Congress changed the leaders who had so far dealt with the crisis, such as Home Minister P. Chidambaram and Kapil Sibal, minister of human resource development and telecommunications.

Instead, the party’s man-for-all-crises, Finance Minister Pranab Mukherjee, law minister Salman Khurshid and the Congress party member of parliament from east Delhi (who is also the son of Delhi Chief Minister Sheila Dikshit) were brought in to liaise with Team Anna.

Rahul Gandhi, Congress general secretary and Sonia Gandhi’s son, also held three unpublicized meetings with the Prime Minister in his mother’s absence, according to the Congress leader. The last of the three was as part of a party core group which included Sonia’s political secretary Ahmed Patel. It met Mr. Singh late Tuesday night to formulate the party’s response, in the hope of setting a new tone in discussions with the Anna camp.

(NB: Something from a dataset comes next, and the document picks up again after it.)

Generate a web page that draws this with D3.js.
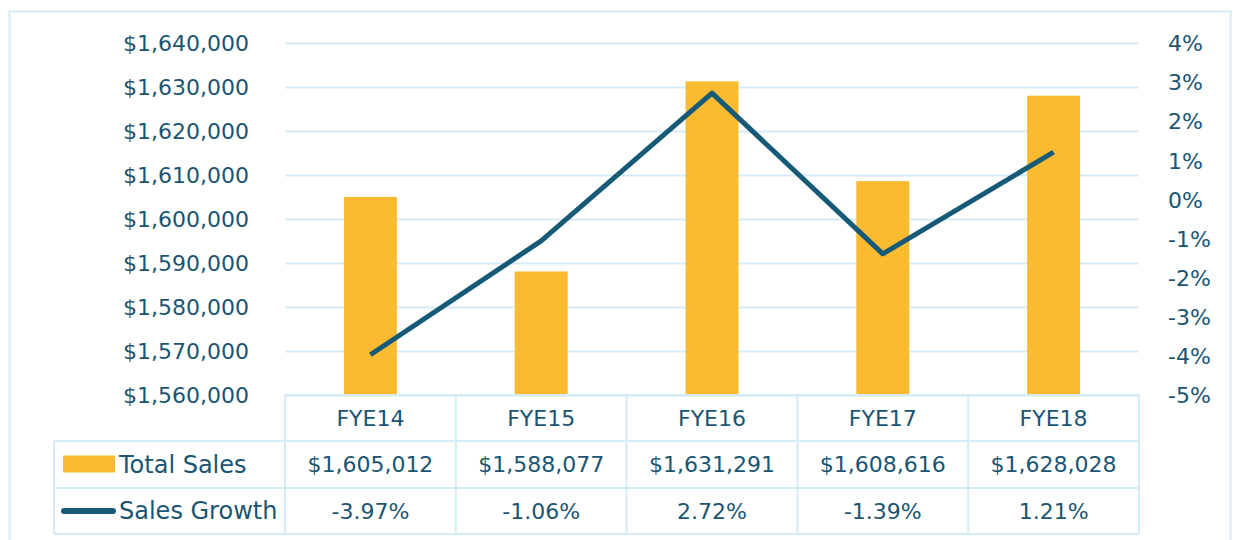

The Congress leader said that the manner in which Mr. Hazare’s aides were dealt with in the unsuccessful effort to find a Lokpal compromise with the government earlier this year had played a large role in the deterioration of relations. “They were not objecting to the content of the discussions as much as to the manner in which they were being spoken to,” he said.

The new approach was epitomized by the tone of the Prime Minister’s letter that pleaded with Mr. Hazare to call off his fast.  The PM promised to fast-track the Hazare version of the Lokpal bill to allow it to appear before the parliament’s standing committee, which prepares legislation before it reaches a Parliamentary vote.

As of Wednesday afternoon, as some form of compromise appeared likely for the first time since Mr. Hazare set up camp, the face-saving looked like this: The Congress party would agree to put the office of the prime minister within the ambit of the Lokpal, a move it had vociferously rejected so far but had been demanded by Team Anna. The Lokpal would be empowered to investigate corruption against members of Parliament, subject to the Constitution. And the anti-corruption wing of the Central Bureau of Investigation as well as the Central Vigilance Commissioner would be merged with the Lokpal.

On its part, the Hazare camp would agree that the judiciary could stay out of the Lokpal bill on the condition that a separate judicial accountability bill, along with the Lokpal, were passed by Parliament in this session.

A key unresolved difference relates to the inclusion of the lower bureaucracy in the Lokpal. The Congress party interlocutors contended the inclusion would spawn a parallel bureaucracy, but the Hazare camp insisted that bribe-taking and bribe-giving most affected the poorer sections of society whose government interactions tend to be with the lower orders.

Congress party officials said they hoped an all-party meeting Wednesday would support the government’s view that Parliament, and not civil society, was supreme in the formulation of laws.


“But the responsibility must remain with us. The Congress was supposed to be the government of the ‘aam admi,’ the common man. We should not have allowed matters to reach fever-pitch,” the Congress leader said.